TWO rural Quaker places of worship - described as "precious pockets of calm in an otherwise hectic world" - have been given protection by Historic England.

The Grade II listings for Preston Patrick Meeting House and Cartmel Meeting House are part of the heritage body's work to build up a detailed picture of the buildings used by the Religious Society of Friends.

The Preston Patrick site has been home to a Quaker meeting house and burial ground since the late 17th century and also contains a cottage, gig house, stable and schoolroom block.

Inside, the meeting room features wooden panelling and balusters reclaimed from the earlier 1691 meeting house.

Back in 1652 weaver's son and travelling preacher George Fox spoke to a group called the Westmorland Seekers, who played a pivotal role in early Quakerism in the North of England. Some hailed from Preston Patrick and were later buried there too.

Cartmel's meeting house was built in 1859 to designs by Alfred Waterhouse, architect of London's Natural History Museum and Manchester Town Hall, who was from a Quaker family.

Historic England said that although the place of worship is "relatively plain" it still has original features such as the minister's stand, wooden panelling, doors and windows. The site is also home to a gig house and stable block.

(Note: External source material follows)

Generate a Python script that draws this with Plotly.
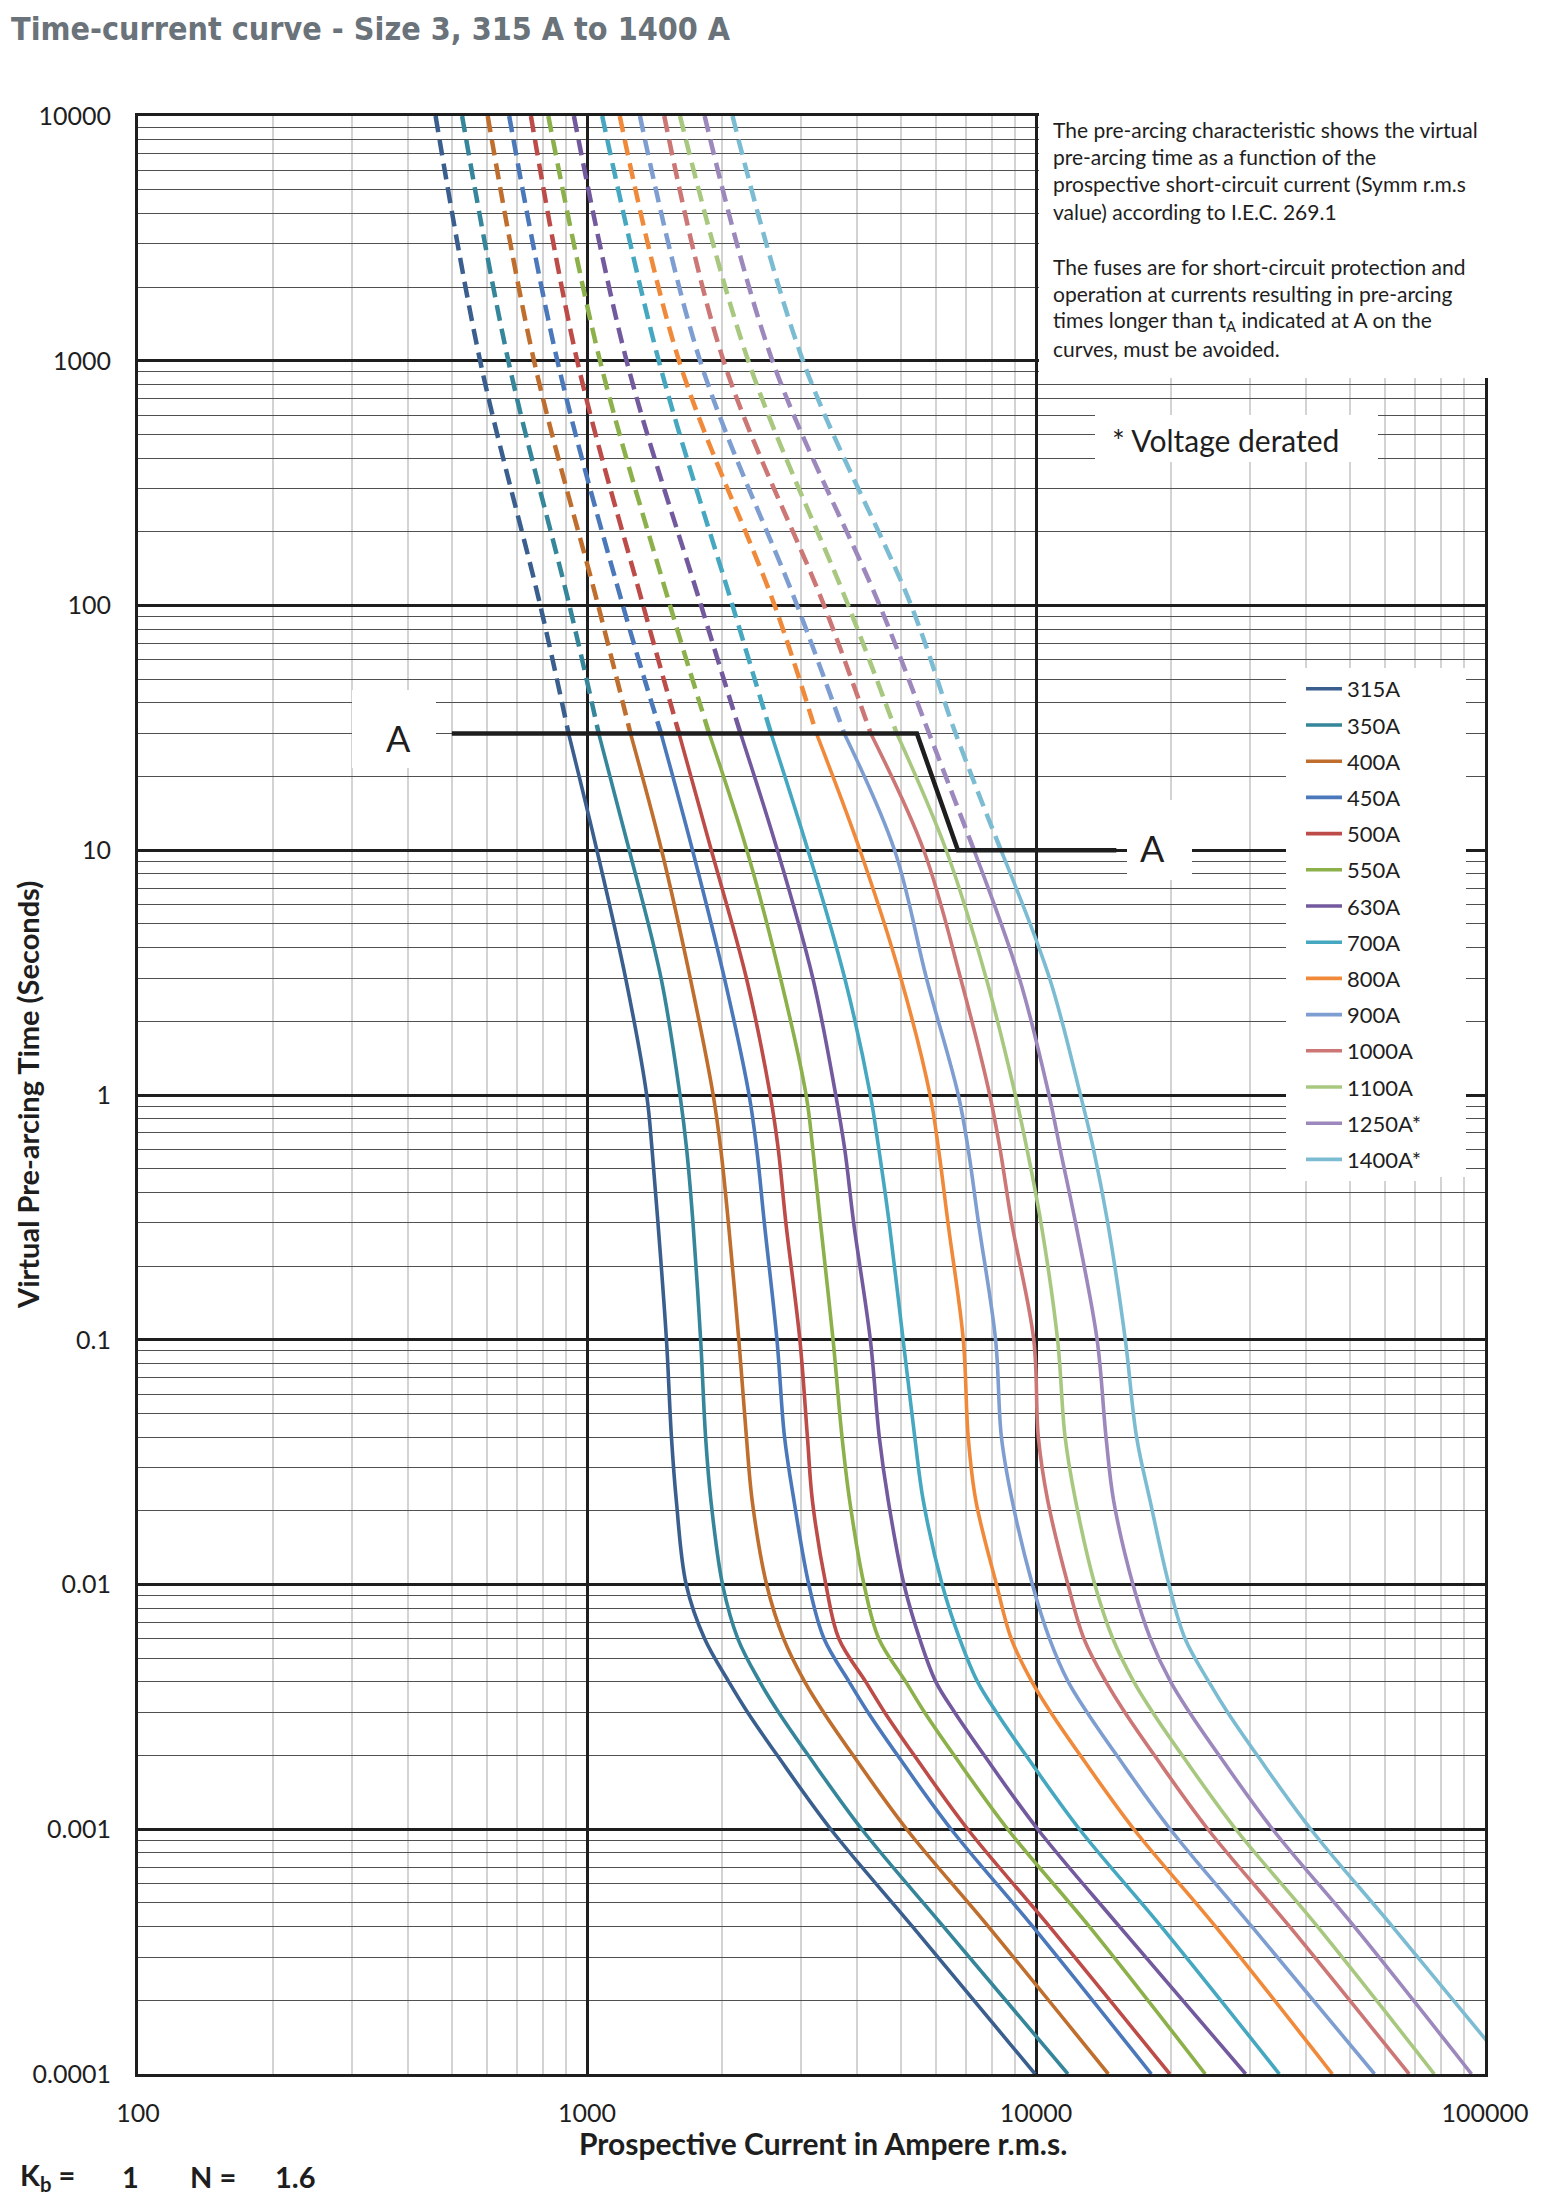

Meanwhile, a meeting house at Pardshaw, near Cockermouth, has had its status upgraded to Grade II*. Scientist John Dalton was educated there in the 1770s.

Duncan Wilson, Historic England’s chief executive, said: “Quaker meeting houses are precious pockets of calm in an otherwise hectic world, and I’m delighted to see their quiet simplicity celebrated through listing.

"They are a largely unsung group of fascinating and surprisingly varied buildings that reflect the history, attitudes and ethos of the Quaker movement."

He added: "While many still serve their Quaker communities, their historic charm and flexible spaces are also enjoyed by lots of other groups, visitors and passers-by and they deserve to be protected for future generations.”